I want to thank everyone who gave towards Robert’s medical bills. Your support was truly a matter of life and death. And, he is alive today thanks to your help.

Chris Sasser
International Coordinator

I want to share a little more from our time with our last team before we move on to new a topic, so today I will highlight our mosquito net distribution. Katie and Moses took a group of our volunteers to the village of Ruhooko to visit families and provide them with mosquito nets one day and I took a few others later in the week. Bringing Hope to the Family provides education assistance (tuition/scholastic materials) to several children in this village. This was our first time, personally, to work in Ruhooko. We visited several of the families that Bringing Hope assists and hung nets for them and prayed with them as well.

The volunteers had a great time visiting with the families and getting involved with them. It is one thing to see how people live, but to step into to their world and to talk and share with them is another thing all together. This is where the ministry truly comes to life.

Chris Sasser
International Coordinator

Our team’s big project for this trip, besides the conferences they have been holding, has been to transform the courtyard behind Village Art craft shop into a beautiful oasis. Bringing Hope’s plan to is open a salon, or as the Ugandan’s say a “saloon,” in the room behind the craft shop.

The team has also funded the renovation of that room in preparations for the salon. This process has involved installing a door and windows, wiring it for electricity, and installing indoor plumbing. The local contractors have been great. They have jumped right in and made quick work of the process.

Our team has been quite motivated as well. The entire courtyard was completely transformed within 48 hours.  We were all amazed at how quickly it came about how nice it turned out. Village Art’s goal is to sell hot tea and soda’s to clients who come to get their hair done. Currently there aren’t any big salons nearby for ladies to get their hair done for weddings or other special occasions. Up until now, ladies have had to travel to Fort Portal, which about 45 minutes away, just to visit a salon.

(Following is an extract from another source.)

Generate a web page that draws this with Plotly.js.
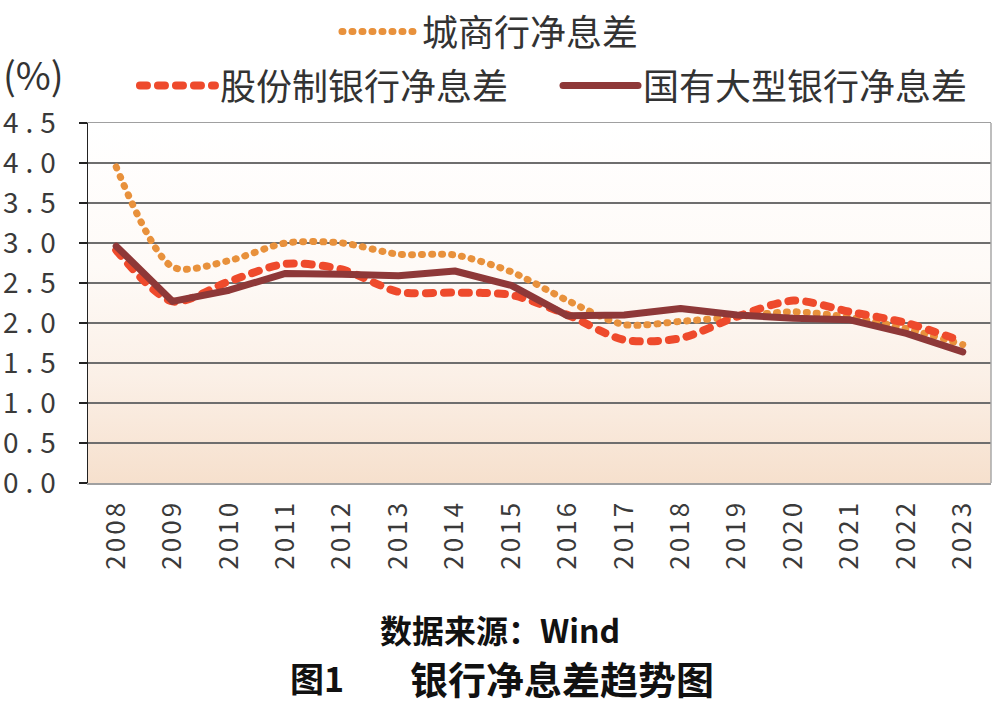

The new courtyard is already gaining the attention of many people around town. There has never been a shop like this around here before. Now, obviously a good bit of money has been put into this project, but everything has been done with local materials. We hope that this will inspire others to try new things, take pride in what they have, and try to present it in the best way they can.

I want to thank our team and many of Bringing Hope’s staff for their hard work in making this project come to pass so quickly.

-Chris Sasser
International Coordinator

As day 2 of the marriage conference in Katooke gets under way I thought I would share a little about it. In the past, our friends Paul and Teri have hosted these conferences in Kaihura, but this time Bringing Hope to the Family decided to share this much needed information with the people of Katooke. Because of the distance, most people in Katooke have not been able to attend the conferences in Kaihura.

In these marriage conferences Paul and Teri discuss many topics that are vitally needed here. Topics can vary from why a couple should get legally married to how to properly love your spouse, but they also have to deal with things like polygamy in this area. Technically, polygamy is no longer legal in Uganda, but in village settings it is still practiced by many people. Also, Uganda is a very male dominated society, especially in rural areas. Thus, the topic of being unselfish and putting your spouse’s needs first needs to be addressed.

The conference began yesterday in normal Ugandan fashion with about ten people, but by lunch there were over seventy, and by the end of the day there were over ninety people in attendance. This morning we already have a large crowd. Having enjoyed yesterday’s message and a nice lunch, the people that attended yesterday quickly returned for more. The second day usually draws in more people due to word of mouth. We are expecting well over 100 people to attend today.

This is Paul and Teri’s third trip in three years to Uganda. They have a true heart for the people of Uganda and a desire to help them with their marriages.